Discover Copper Online

Spring 1995

Copper says "Welcome" at Finnish Chancery

In time, the Finnish Chancery's bronze trellis will support foliage allowing its appearance to change with the seasons.

The new copper-and-bronze-laden Finnish Chancery in Washington, D.C., is becoming a must-see tourist attraction, according to Ambassador Jukka Valtassari. It's also enhancing Finnish diplomacy. "Competition for attention in Washington with its 160 embassies is very intense. Since we opened our new chancery 1 , people in power are now coming to us instead of our having to reach out to them," the Ambassador said proudly.

One of the first elements to impress observers is the chemically patinated bronze trellis covering the three stories facing Massachusetts Avenue, NW. In time, the Finnish Chancery's bronze trellis (shown in photo) will support vegetation so that its appearance will change with the seasons.

The trellis, the Ambassador's balcony, and nearly all the other bronze 2 elements were fabricated by Criss Brothers, Inc., of Bladensburg, Maryland. According to company president Philip Crisaldi, most of the copper used at the Finnish Chancery is alloy 22000, with a small amount of 26000. Crisaldi termed the $300,000-plus job, " . . . one of our toughest."

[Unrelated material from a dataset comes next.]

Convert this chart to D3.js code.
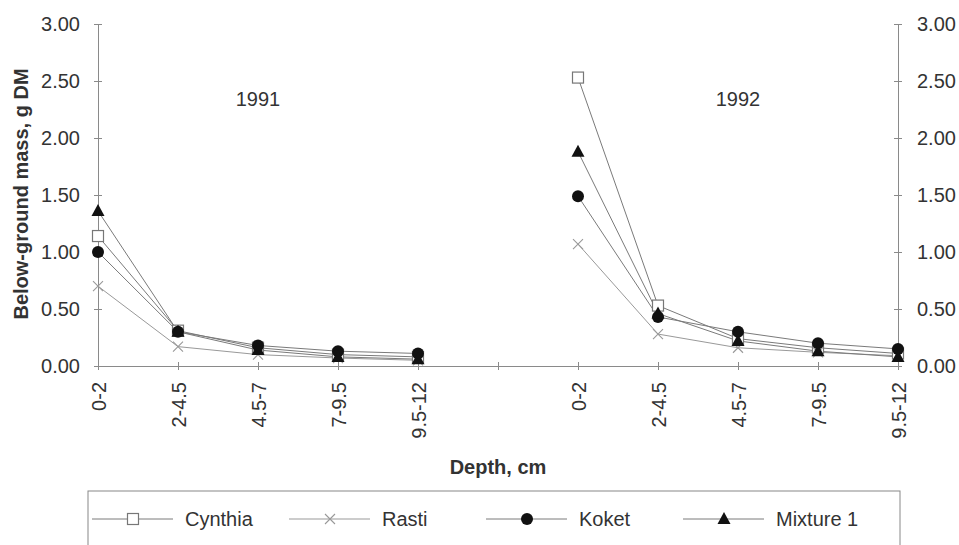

The Helsinki-based team of Mikko Heikkinen and Markku Komonen rendered the Chancery's overall design. Details were developed by the Washington-based Angelos Demetriou & Associates, the associate and supervising architects. Project architect Faramarz Sabouri noted, "Finnish architects really like to work with copper."

As you tour the interior of the building, you will be struck by the copper-walled rooms suspended in the great atrium in the structure's middle. "Because of all the copper, the color of the walls changes in dramatic ways as the daylight shifts," says Ambassador Valtassari. Even the exposed underfloors of the suspended rooms are copper covered. The Ambassador notes that in a violent age when many embassies must be constructed like fortresses, the Finnish Chancery, wrapped in the warmth of copper and bronze, makes the opposite statement, "You are welcome!"

An estimated 50,000 pounds of copper sheet (cold-rolled C11000) were installed by Armetco Systems, Inc., Dallas, according to Gary Voth, former Armetco president. The cost of the 50,000 pounds of copper products was over $500,000. The total cost of the 51,000-square-foot building is about $10 million.

In addition to outstanding aesthetics, the Chancery also "functions very well," said the Ambassador. We asked for and got "standing space for 500 and an acoustic room for concerts that seats 150."

To make arrangements for a tour of the Finnish Chancery, call Ms. Marja Guercin at (202) 298-5824.

Copper work: Armeto Systems, Inc.: 214/243-7939
Bronze work: Criss Brothers, Inc.: 301/277-3454

1. Editor's Note: The building is not called an embassy, because the Ambassador does not live in it.

2. Editor's Note: Although these alloys are actually brasses, the architectural community traditionally refers to them as bronzes because of their reddish color.